**Extracted information:**
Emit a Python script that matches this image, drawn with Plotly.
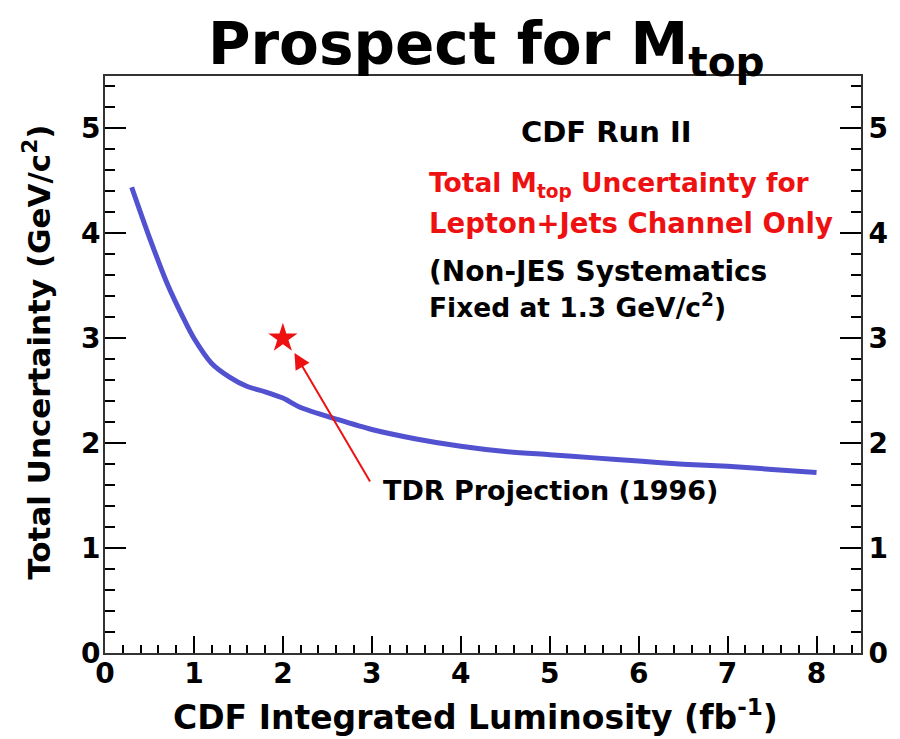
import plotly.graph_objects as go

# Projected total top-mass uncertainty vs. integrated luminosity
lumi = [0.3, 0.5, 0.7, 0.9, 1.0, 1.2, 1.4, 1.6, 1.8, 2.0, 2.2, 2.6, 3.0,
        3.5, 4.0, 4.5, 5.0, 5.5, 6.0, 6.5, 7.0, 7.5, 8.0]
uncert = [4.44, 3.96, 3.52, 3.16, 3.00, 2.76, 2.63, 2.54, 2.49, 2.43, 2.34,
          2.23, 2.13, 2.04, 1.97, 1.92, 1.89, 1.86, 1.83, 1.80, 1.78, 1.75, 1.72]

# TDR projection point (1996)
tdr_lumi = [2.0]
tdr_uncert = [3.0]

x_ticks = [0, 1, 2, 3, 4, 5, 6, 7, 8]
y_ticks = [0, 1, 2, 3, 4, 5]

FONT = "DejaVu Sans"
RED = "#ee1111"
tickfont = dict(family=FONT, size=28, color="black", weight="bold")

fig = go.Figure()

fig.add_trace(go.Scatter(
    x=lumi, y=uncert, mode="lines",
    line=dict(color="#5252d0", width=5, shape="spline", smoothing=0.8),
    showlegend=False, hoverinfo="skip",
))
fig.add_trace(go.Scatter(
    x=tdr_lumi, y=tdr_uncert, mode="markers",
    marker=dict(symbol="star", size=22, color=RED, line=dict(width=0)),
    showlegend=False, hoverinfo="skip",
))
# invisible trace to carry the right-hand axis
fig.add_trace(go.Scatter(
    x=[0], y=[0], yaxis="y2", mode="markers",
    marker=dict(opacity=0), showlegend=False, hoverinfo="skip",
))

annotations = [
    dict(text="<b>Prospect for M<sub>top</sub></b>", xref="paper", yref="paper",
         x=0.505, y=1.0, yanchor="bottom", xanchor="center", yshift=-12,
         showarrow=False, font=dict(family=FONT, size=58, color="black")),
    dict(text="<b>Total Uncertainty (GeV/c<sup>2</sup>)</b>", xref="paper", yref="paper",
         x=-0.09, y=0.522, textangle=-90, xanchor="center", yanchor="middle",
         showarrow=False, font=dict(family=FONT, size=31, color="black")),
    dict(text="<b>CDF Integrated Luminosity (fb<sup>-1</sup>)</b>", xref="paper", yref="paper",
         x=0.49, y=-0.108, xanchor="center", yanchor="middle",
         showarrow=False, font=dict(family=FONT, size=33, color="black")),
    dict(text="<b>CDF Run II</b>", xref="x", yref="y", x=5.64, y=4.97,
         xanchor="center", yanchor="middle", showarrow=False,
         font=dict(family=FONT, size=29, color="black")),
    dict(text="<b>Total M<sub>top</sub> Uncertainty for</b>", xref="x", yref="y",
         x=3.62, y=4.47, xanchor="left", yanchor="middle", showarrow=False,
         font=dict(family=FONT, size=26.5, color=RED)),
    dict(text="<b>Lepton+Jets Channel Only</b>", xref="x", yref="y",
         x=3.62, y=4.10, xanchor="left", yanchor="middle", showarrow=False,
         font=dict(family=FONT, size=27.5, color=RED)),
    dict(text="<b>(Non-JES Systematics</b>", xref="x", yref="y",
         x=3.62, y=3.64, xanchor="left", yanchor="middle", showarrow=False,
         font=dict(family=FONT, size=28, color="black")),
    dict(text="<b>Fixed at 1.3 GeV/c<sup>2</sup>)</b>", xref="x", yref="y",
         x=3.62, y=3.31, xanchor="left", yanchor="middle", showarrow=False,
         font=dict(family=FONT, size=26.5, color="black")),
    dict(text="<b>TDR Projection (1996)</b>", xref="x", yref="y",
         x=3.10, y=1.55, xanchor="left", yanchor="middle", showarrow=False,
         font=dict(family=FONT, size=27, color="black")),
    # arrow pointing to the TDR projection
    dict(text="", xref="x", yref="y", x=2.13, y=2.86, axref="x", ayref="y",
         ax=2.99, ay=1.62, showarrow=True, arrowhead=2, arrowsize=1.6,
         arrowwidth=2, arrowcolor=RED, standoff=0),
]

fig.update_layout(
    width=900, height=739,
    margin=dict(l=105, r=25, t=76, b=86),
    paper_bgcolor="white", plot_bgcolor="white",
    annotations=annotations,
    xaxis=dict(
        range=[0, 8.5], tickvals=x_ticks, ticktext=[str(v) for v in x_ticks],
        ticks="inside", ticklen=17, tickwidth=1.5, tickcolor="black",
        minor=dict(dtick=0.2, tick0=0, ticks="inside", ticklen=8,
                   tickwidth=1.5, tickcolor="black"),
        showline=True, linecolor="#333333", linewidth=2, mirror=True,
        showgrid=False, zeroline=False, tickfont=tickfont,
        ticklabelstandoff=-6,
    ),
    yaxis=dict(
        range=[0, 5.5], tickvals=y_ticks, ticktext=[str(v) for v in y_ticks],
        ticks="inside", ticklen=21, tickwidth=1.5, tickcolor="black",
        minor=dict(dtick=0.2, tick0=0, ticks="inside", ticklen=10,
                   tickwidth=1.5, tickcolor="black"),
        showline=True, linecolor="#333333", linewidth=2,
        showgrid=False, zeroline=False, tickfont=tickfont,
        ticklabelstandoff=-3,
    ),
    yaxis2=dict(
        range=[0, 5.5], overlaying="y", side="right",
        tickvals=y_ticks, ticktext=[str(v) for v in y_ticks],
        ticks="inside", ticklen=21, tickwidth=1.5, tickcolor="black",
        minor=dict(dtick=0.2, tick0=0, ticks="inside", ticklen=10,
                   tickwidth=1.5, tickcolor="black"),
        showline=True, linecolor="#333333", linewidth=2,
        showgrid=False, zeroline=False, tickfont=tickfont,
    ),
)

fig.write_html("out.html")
==
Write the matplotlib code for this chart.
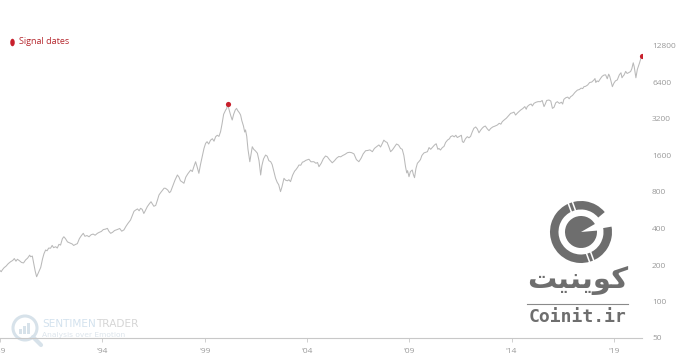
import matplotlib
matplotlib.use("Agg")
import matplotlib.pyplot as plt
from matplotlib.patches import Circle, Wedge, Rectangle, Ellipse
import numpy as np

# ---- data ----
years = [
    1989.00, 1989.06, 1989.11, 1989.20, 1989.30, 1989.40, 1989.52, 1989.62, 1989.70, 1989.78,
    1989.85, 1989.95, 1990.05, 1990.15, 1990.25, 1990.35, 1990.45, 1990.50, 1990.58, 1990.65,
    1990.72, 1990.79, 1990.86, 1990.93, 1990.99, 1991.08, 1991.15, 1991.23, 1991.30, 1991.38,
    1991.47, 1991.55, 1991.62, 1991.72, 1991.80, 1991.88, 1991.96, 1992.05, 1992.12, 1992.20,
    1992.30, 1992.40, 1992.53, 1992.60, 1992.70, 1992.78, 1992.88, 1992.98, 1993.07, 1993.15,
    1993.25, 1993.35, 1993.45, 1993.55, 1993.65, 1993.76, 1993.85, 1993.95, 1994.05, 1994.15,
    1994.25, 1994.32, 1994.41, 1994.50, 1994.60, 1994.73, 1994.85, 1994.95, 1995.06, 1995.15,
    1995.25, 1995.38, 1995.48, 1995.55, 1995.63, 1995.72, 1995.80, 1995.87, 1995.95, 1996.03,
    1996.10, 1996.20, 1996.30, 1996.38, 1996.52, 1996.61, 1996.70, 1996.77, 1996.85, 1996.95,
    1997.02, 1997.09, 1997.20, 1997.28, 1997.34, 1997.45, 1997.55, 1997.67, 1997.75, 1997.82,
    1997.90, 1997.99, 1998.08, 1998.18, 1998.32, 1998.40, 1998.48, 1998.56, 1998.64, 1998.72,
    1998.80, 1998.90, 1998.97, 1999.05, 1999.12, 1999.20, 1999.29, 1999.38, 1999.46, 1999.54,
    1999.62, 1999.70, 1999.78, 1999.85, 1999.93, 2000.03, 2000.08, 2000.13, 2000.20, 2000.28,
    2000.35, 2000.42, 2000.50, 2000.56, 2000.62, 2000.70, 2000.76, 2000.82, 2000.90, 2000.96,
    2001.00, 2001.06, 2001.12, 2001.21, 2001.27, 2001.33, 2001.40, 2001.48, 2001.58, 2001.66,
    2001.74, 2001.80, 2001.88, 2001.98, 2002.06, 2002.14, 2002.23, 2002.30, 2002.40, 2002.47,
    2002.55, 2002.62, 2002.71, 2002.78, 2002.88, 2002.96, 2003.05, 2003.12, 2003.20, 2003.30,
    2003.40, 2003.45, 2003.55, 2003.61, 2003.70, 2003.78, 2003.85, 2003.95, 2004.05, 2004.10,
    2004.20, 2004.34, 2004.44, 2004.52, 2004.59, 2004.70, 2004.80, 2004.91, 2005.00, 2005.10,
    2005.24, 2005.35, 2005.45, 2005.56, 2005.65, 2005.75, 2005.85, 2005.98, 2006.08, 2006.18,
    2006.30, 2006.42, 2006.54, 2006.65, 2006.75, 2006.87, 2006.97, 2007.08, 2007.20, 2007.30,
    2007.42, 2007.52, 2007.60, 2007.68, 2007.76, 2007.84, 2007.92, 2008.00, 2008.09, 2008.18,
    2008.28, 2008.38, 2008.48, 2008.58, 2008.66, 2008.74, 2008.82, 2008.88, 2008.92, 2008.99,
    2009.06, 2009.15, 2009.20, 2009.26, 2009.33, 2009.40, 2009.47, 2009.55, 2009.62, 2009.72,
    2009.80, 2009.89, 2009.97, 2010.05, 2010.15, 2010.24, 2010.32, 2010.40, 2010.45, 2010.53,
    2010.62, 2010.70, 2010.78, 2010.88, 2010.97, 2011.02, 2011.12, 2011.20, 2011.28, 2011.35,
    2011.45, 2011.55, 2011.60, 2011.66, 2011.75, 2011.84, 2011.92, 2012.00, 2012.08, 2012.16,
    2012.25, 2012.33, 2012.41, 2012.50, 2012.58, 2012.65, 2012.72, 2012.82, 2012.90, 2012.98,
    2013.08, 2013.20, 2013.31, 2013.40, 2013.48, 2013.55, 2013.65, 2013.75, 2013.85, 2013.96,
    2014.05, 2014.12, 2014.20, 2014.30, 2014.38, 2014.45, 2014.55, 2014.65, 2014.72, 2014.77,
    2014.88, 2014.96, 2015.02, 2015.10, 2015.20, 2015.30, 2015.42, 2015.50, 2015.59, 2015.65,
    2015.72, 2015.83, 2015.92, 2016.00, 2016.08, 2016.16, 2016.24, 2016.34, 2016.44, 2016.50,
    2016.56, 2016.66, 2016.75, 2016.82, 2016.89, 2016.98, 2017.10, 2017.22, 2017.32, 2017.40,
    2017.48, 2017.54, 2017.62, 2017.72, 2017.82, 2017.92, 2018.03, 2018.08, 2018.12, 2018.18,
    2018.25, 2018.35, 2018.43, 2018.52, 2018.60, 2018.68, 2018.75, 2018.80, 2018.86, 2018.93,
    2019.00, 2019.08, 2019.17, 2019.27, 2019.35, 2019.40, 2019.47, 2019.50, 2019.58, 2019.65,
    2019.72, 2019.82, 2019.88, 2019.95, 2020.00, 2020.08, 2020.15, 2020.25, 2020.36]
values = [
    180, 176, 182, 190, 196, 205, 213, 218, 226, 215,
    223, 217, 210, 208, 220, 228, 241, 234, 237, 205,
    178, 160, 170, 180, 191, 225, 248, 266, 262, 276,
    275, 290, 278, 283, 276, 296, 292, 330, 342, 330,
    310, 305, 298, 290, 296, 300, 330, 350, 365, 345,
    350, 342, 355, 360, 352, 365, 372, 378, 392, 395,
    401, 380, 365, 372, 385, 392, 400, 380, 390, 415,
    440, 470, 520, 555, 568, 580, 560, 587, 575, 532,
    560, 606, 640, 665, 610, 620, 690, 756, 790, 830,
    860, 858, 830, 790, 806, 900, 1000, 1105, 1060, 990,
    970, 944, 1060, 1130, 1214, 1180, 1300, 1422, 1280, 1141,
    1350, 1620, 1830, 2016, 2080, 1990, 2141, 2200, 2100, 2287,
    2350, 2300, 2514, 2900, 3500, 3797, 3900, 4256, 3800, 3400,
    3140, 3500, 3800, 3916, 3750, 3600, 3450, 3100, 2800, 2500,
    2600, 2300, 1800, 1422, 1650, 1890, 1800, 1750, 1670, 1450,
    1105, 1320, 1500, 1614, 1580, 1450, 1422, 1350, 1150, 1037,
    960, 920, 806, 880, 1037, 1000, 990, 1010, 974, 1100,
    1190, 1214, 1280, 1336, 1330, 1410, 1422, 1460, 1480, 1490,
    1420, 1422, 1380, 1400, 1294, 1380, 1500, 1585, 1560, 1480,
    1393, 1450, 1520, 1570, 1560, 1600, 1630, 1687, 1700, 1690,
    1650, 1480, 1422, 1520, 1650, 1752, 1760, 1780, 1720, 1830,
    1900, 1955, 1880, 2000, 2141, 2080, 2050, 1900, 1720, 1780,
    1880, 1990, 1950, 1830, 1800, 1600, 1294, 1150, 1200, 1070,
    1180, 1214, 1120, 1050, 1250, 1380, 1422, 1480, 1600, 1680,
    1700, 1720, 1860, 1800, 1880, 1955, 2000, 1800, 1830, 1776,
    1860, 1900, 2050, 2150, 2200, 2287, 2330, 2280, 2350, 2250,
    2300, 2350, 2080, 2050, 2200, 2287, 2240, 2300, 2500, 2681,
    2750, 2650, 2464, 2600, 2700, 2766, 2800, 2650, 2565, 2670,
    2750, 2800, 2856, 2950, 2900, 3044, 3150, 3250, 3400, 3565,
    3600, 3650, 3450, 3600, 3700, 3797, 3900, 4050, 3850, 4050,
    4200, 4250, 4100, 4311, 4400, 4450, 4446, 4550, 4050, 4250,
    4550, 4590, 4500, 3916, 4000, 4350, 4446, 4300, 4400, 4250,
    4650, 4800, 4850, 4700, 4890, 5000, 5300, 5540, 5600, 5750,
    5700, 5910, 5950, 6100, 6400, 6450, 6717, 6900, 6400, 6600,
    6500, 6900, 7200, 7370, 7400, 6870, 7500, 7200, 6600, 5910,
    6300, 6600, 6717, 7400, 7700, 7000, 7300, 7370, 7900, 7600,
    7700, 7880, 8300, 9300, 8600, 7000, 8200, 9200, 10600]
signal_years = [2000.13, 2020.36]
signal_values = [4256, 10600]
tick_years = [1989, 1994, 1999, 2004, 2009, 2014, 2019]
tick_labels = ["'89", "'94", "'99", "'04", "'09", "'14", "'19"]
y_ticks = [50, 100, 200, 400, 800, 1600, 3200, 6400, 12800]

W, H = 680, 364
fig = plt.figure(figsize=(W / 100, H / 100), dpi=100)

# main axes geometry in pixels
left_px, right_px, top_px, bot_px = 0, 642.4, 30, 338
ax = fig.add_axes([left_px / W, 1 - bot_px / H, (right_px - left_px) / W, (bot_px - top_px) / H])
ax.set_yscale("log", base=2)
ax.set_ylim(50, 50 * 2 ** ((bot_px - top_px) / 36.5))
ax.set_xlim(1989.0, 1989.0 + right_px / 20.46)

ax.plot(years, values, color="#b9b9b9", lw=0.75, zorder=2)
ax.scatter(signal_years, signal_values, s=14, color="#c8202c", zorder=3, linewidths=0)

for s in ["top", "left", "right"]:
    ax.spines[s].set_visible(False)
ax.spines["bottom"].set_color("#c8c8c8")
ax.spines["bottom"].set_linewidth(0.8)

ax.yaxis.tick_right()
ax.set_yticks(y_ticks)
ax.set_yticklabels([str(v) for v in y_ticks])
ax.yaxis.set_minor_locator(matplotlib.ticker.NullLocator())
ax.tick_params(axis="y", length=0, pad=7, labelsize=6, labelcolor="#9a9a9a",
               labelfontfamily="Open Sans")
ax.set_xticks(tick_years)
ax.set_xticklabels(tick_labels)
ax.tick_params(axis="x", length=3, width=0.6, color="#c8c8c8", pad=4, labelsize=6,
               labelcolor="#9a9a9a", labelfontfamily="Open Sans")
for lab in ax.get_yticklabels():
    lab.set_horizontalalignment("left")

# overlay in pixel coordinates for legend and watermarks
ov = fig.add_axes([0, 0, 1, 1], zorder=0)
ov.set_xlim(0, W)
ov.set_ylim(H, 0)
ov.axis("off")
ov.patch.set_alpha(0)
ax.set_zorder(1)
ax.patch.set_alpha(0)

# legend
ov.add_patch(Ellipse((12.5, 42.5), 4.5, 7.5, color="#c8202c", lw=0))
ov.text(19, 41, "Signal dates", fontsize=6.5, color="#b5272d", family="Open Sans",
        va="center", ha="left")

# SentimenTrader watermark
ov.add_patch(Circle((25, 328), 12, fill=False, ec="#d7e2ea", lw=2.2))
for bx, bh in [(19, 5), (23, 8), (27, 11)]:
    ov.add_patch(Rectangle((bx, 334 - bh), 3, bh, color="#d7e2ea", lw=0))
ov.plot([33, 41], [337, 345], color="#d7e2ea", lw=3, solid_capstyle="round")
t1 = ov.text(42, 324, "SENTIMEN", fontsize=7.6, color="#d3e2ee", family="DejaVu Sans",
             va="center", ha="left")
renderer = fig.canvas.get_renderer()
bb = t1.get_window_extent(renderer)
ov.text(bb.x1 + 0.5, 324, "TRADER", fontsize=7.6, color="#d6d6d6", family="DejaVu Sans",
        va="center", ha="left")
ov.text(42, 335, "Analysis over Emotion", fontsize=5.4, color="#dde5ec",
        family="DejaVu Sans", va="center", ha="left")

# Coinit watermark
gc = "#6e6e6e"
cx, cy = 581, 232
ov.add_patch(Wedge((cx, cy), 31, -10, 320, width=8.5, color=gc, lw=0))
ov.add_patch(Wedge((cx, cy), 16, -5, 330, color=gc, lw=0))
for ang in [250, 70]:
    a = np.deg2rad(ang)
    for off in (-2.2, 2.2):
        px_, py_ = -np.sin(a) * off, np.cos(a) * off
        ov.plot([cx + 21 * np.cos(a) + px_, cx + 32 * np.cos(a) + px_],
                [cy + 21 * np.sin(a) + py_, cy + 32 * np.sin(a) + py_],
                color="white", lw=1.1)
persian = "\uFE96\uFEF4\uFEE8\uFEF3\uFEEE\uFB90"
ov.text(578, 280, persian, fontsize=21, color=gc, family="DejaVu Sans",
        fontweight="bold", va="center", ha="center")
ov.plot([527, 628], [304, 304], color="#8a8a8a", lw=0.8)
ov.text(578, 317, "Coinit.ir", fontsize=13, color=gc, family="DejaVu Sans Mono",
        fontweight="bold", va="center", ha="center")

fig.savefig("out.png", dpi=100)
...
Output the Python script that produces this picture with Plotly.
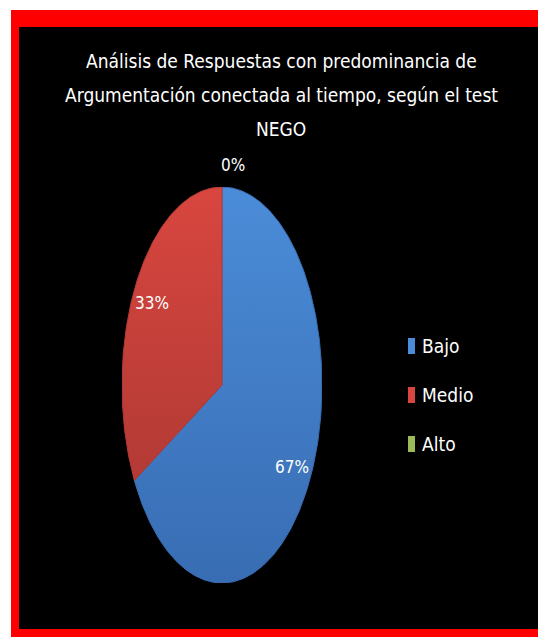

**What you need to do:**
Take the lines from the one holding "Emit a Python" to the one holding "1.78, 1.75, 1.72]", both lines included, and give them again exactly, with no pictures.

**Written solution:**
Emit a Python script that matches this image, drawn with Plotly.
import plotly.graph_objects as go

# Projected total top-mass uncertainty vs. integrated luminosity
lumi = [0.3, 0.5, 0.7, 0.9, 1.0, 1.2, 1.4, 1.6, 1.8, 2.0, 2.2, 2.6, 3.0,
        3.5, 4.0, 4.5, 5.0, 5.5, 6.0, 6.5, 7.0, 7.5, 8.0]
uncert = [4.44, 3.96, 3.52, 3.16, 3.00, 2.76, 2.63, 2.54, 2.49, 2.43, 2.34,
          2.23, 2.13, 2.04, 1.97, 1.92, 1.89, 1.86, 1.83, 1.80, 1.78, 1.75, 1.72]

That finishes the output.